I saw my success was growing and it encouraged me to work harder. I sent letters to many magazines introducing myself, my stock list, and my accomplishments so far. Some magazines responded positively. A letter from Nature Canada was particularly pleasing. The photo editor was the elder sister of an old school friend of mine and her father had fought alongside my father in North Africa as a soldier in the French Foreign Legion. She remembered me and I thought it was a good chance for my work to get some extra attention. I had an “in” as my boss at my day job put it.

The year 1996 was looking promising as ever. I had submitted photos to a local book project and had ten accepted. Photos were out at several magazines and at least three were keeping my photos for possible publication. Both Canadian Geographic and Beautiful British Columbia were calling me from time to time to request images that I might have in stock. Unfortunately, I didn’t have what they were looking for most of the time. I got an assignment from Canadian Geographic because I told the photo editor I was going to Winnipeg and if there was anything they needed around there I would shoot it for them. It so happened they were doing a story about a church outside the city and gave the photo assignment to me. The November issue featured five of the photos I shot in and around the church.

But aside from that and my photo in the Beautiful BC 1996 calendar, there was no further publication news. In fact, it was during this year that the bad news started coming with rapidity. The local book project was abandoned and all my photos were returned. Beautiful BC also cancelled a book project for which I had sent material and a second book project I had submitted for was completed without my photographs. Harrowsmith magazine ceased publication, a pity since the photo editor had really liked the sample photos I had sent. Earth magazine had actually paid me in advance for a photo to appear in their next issue but then announced that they too would cease publication. Pacific Northwest magazine had selected two of my photos and had already planned to use one two months hence when they too decided to fold. And the National Association for Photographic Art in Canada was undergoing some major restructuring (eventually to merge with the Canadian Association for Photographic Art). The long-time running magazine of NAPA, Camera Canada, which had accepted a portfolio of images from me in 1994 and held on to them, ceased publication too and my photos followed the others back to my mailbox. In addition, Nature Canada was downsizing and my “in” was laid off. I was told they were only going to work with photographers whose work they had published in the past. I was out of the picture.
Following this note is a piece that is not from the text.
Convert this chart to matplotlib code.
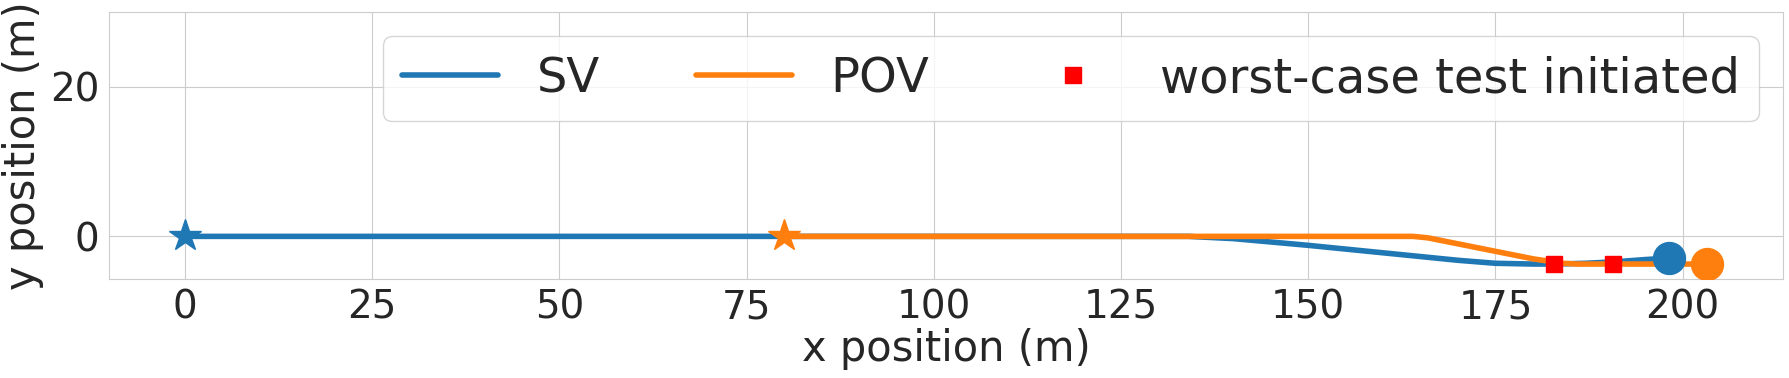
import matplotlib
matplotlib.use("Agg")
import matplotlib.pyplot as plt
import seaborn as sns

sns.set_style("whitegrid")

# trajectories (m)
sv_x = [0, 40, 80, 120, 134, 140, 150, 160, 170, 175, 180, 183, 187, 191, 195, 198.2]
sv_y = [0, 0, 0, 0, 0, -0.3, -1.2, -2.2, -3.2, -3.6, -3.7, -3.7, -3.6, -3.4, -3.1, -2.9]

pov_x = [80, 100, 120, 140, 160, 164, 166, 170, 175, 180, 184, 186, 190, 195, 200, 203.2]
pov_y = [0, 0, 0, 0, 0, 0, -0.2, -1.0, -2.0, -3.0, -3.6, -3.7, -3.7, -3.7, -3.7, -3.7]

# worst-case test initiated
test_x = [182.8, 190.7]
test_y = [-3.75, -3.75]

fig = plt.figure(figsize=(17.9, 3.78), dpi=100)
ax = fig.add_axes([109 / 1790, 1 - 279 / 378, (1783 - 109) / 1790, (279 - 12) / 378])

ax.plot(sv_x, sv_y, color="#1f77b4", lw=4, label="SV")
ax.plot(pov_x, pov_y, color="#ff7f0e", lw=4, label="POV")
ax.plot(test_x, test_y, "s", color="red", markersize=12, ls="none",
        label="worst-case test initiated", zorder=4)

ax.plot(sv_x[0], sv_y[0], "*", color="#1f77b4", markersize=24, zorder=5)
ax.plot(pov_x[0], pov_y[0], "*", color="#ff7f0e", markersize=24, zorder=5)
ax.plot(sv_x[-1], sv_y[-1], "o", color="#1f77b4", markersize=23, zorder=5)
ax.plot(pov_x[-1], pov_y[-1], "o", color="#ff7f0e", markersize=23, zorder=5)

ax.set_xlim(-10.15, 213.4)
ax.set_ylim(-5.7, 30)
ax.set_xticks([0, 25, 50, 75, 100, 125, 150, 175, 200])
ax.set_yticks([0, 20])
ax.tick_params(labelsize=28)
ax.set_xlabel("x position (m)", fontsize=30, labelpad=1)
ax.set_ylabel("y position (m)", fontsize=30, labelpad=4)

ax.legend(ncol=3, fontsize=34.6, loc="upper right", bbox_to_anchor=(0.9857, 0.91),
          borderaxespad=0)

fig.savefig("out.png", dpi=100)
Two cancelled book projects; four magazines down, one out as far as I was concerned; and 22 photographs that might have been published but were returned – such was the score by the beginning of 1997. The only real bright spot was that Catholic Digest magazine had seen the article in Canadian Geographic and asked for permission to reprint it, using three of my photographs.

It was disappointing for certain. I was submitting articles to various photo magazines and getting the rejection notices I had heard were required to reach the point of success. However, my accepted work was also coming back as the publishing world was being shaken by economic downturn. By 1997 I didn’t care so much anymore. By then I had decided to go to Japan. I no longer tried to submit new ideas or contact new magazines. I still submitted photos to two calendar companies and as a result saw 3 photos published in 1999 and two more a couple of years later. Though Beautiful BC no longer rang my phone, Canadian Geographic still called and I saw one more image published in 1997 and a last one published in 1998.

In the early summer of 1999 I left Canada for Japan. My mother said it was a mistake to cut all the connections I had made in Canada and head overseas to start anew, but most of what I had tried to build in the last few years had been lost anyway. Who can say what would have become of my career had I stayed and applied myself even more? In retrospect it seems I was caught trying to paddle upstream just when the dam was bursting behind me and the water was rushing out. I have never given up and the lessons I learned, the confidence I received, have kept me going. I know I am not the best but I believe there is a place for my work out there. It’s just a question of finding the right home for my ideas at the right time.